When COGS numbers agree with job cost numbers, you can be pretty sure that your company's gross profit calculation is correct. This “equality” is easy to see when you only take on one job at a time, and it clearly shows that the assumptions you make about gross profit for the company as a whole are supported by the assumptions you make for each job.

But most remodelers work on more than one job at a time. Also, the cost information you need to estimate and manage jobs is more useful when it's organized into phases of work — demo, foundation, framing, etc. — rather than cost types such as material, labor, and subcontracts. So the process becomes more complex. But it is still straightforward (no, I didn't say easy) if you understand how to control the COGS/job cost equality.

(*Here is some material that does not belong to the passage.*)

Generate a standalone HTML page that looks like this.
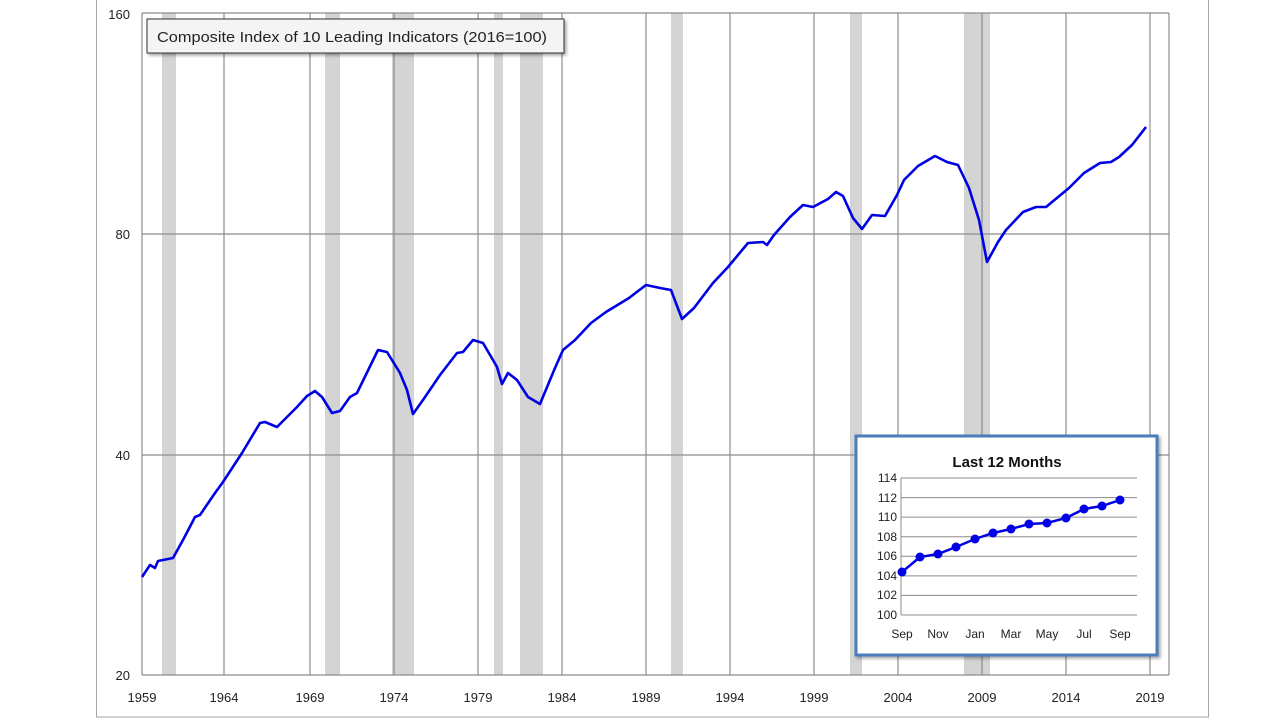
<!DOCTYPE html>
<html><head><meta charset="utf-8"><style>
body{margin:0;background:#fff;width:1280px;height:720px;overflow:hidden}
svg{display:block;font-family:"Liberation Sans",sans-serif}
</style></head><body>
<svg width="1280" height="720" viewBox="0 0 1280 720">
<defs><filter id="sh" x="-10%" y="-10%" width="130%" height="150%"><feDropShadow dx="2" dy="2" stdDeviation="1.5" flood-color="#000" flood-opacity="0.35"/></filter></defs>
<rect x="96.5" y="-2" width="1112" height="719" fill="#fff" stroke="#a6a6a6" stroke-width="1"/>
<g fill="#d4d4d4">
<rect x="162" y="13" width="14" height="662"/><rect x="325" y="13" width="15" height="662"/>
<rect x="392" y="13" width="22" height="662"/><rect x="494" y="13" width="9" height="662"/>
<rect x="520" y="13" width="23" height="662"/><rect x="671" y="13" width="12" height="662"/>
<rect x="850" y="13" width="12" height="662"/><rect x="964" y="13" width="26" height="662"/>
</g>
<g stroke="#8c8c8c" stroke-width="1.2">
<line x1="142" y1="13" x2="1169" y2="13"/><line x1="142" y1="234" x2="1169" y2="234"/>
<line x1="142" y1="455" x2="1169" y2="455"/><line x1="142" y1="675" x2="1169" y2="675"/>
<line x1="142" y1="13" x2="142" y2="675"/><line x1="1169" y1="13" x2="1169" y2="675"/>
<line x1="224" y1="13" x2="224" y2="675"/><line x1="310" y1="13" x2="310" y2="675"/>
<line x1="394" y1="13" x2="394" y2="675"/><line x1="478" y1="13" x2="478" y2="675"/>
<line x1="562" y1="13" x2="562" y2="675"/><line x1="646" y1="13" x2="646" y2="675"/>
<line x1="730" y1="13" x2="730" y2="675"/><line x1="814" y1="13" x2="814" y2="675"/>
<line x1="898" y1="13" x2="898" y2="675"/><line x1="982" y1="13" x2="982" y2="675"/>
<line x1="1066" y1="13" x2="1066" y2="675"/><line x1="1150" y1="13" x2="1150" y2="675"/>
</g>
<g font-size="13" fill="#222" text-anchor="end">
<text x="130" y="19">160</text><text x="130" y="239">80</text><text x="130" y="460">40</text><text x="130" y="680">20</text>
</g>
<g font-size="13" fill="#222" text-anchor="middle">
<text x="142" y="702">1959</text><text x="224" y="702">1964</text><text x="310" y="702">1969</text><text x="394" y="702">1974</text>
<text x="478" y="702">1979</text><text x="562" y="702">1984</text><text x="646" y="702">1989</text><text x="730" y="702">1994</text>
<text x="814" y="702">1999</text><text x="898" y="702">2004</text><text x="982" y="702">2009</text><text x="1066" y="702">2014</text><text x="1150" y="702">2019</text>
</g>
<polyline fill="none" stroke="#0000e6" stroke-width="2.6" stroke-linejoin="round" points="142,577 150,565 155,568 158,561 173,558 183,540 195,517 200,515 215,493 223,482 242,453 260,423 265,422 277,427 287,417 297,407 307,396 315,391 322,397 332,413 340,411 350,397 357,393 378,350 387,352 400,373 407,390 413,414 423,400 440,375 457,353 463,352 473,340 483,343 493,360 497,367 502,384 508,373 517,380 528,397 540,404 555,368 563,350 575,340 591,323 606,312 629,298 646,285 660,288 671,290 682,319 694,308 713,283 728,267 748,243 763,242 767,245 774,235 790,217 803,205 813,207 828,199 836,192 843,196 853,218 862,229 872,215 885,216 897,195 904,180 918,166 935,156 947,162 958,165 969,188 979,220 987,262 998,242 1006,230 1023,212 1036,207 1046,207 1069,188 1084,173 1100,163 1111,162 1119,157 1132,145 1146,127"/>
<rect x="147" y="19" width="417" height="34" fill="#f4f4f4" stroke="#333" stroke-width="1" filter="url(#sh)"/>
<text x="157" y="42" font-size="15" fill="#222" textLength="390" lengthAdjust="spacingAndGlyphs">Composite Index of 10 Leading Indicators (2016=100)</text>
<rect x="856" y="436" width="301" height="219" fill="#fff" stroke="#4a7ebb" stroke-width="3" filter="url(#sh)"/>
<text x="1007" y="467" font-size="15" font-weight="bold" text-anchor="middle" fill="#111">Last 12 Months</text>
<g stroke="#8c8c8c" stroke-width="1">
<line x1="901" y1="478" x2="1137" y2="478"/><line x1="901" y1="497.6" x2="1137" y2="497.6"/>
<line x1="901" y1="517.1" x2="1137" y2="517.1"/><line x1="901" y1="536.7" x2="1137" y2="536.7"/>
<line x1="901" y1="556.3" x2="1137" y2="556.3"/><line x1="901" y1="575.9" x2="1137" y2="575.9"/>
<line x1="901" y1="595.4" x2="1137" y2="595.4"/><line x1="901" y1="615" x2="1137" y2="615"/>
<line x1="901" y1="478" x2="901" y2="615"/>
</g>
<g font-size="12" fill="#222" text-anchor="end">
<text x="897" y="482">114</text><text x="897" y="502">112</text><text x="897" y="521">110</text><text x="897" y="541">108</text>
<text x="897" y="560">106</text><text x="897" y="580">104</text><text x="897" y="599">102</text><text x="897" y="619">100</text>
</g>
<g font-size="12" fill="#222" text-anchor="middle">
<text x="902" y="638">Sep</text><text x="938" y="638">Nov</text><text x="975" y="638">Jan</text><text x="1011" y="638">Mar</text>
<text x="1047" y="638">May</text><text x="1084" y="638">Jul</text><text x="1120" y="638">Sep</text>
</g>
<g fill="#0000e6">
<polyline fill="none" stroke="#0000e6" stroke-width="2.5" points="902,572 920,557 938,554 956,547 975,539 993,533 1011,529 1029,524 1047,523 1066,518 1084,509 1102,506 1120,500"/>
<circle cx="902" cy="572" r="4.5"/><circle cx="920" cy="557" r="4.5"/><circle cx="938" cy="554" r="4.5"/><circle cx="956" cy="547" r="4.5"/>
<circle cx="975" cy="539" r="4.5"/><circle cx="993" cy="533" r="4.5"/><circle cx="1011" cy="529" r="4.5"/><circle cx="1029" cy="524" r="4.5"/>
<circle cx="1047" cy="523" r="4.5"/><circle cx="1066" cy="518" r="4.5"/><circle cx="1084" cy="509" r="4.5"/><circle cx="1102" cy="506" r="4.5"/><circle cx="1120" cy="500" r="4.5"/>
</g>
</svg>
</body></html>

PHASES OF WORK The critical step is to set up the job costing system so that phases of work (sometimes called “cost codes”) also include the cost types used in the COGS section of the P&L: material, labor, subcontracts, and other (some contractors also track a fifth type, “equipment”).

Phases of work are typically organized to correspond to the chronological order of construction — foundation, for example, would be listed before framing, and roofing before finishes. They should also exactly match the phases of work you use to produce estimates.

If you were to set this system up in a spreadsheet, it might look like the example above for a single job. When costs are incurred, post them to both the phase and the cost type. For each reporting period, use the cost-type totals in the P&L statement. Done correctly, the COGS/job cost equality will be maintained.

Each job can be set up in a separate tab in a spreadsheet, then totaled on a summary page. But you'll be better off using one of the many software programs that automate the process by integrating estimating and job costing with accounting. You can find a comprehensive list at www.softwareadvice.com/construction.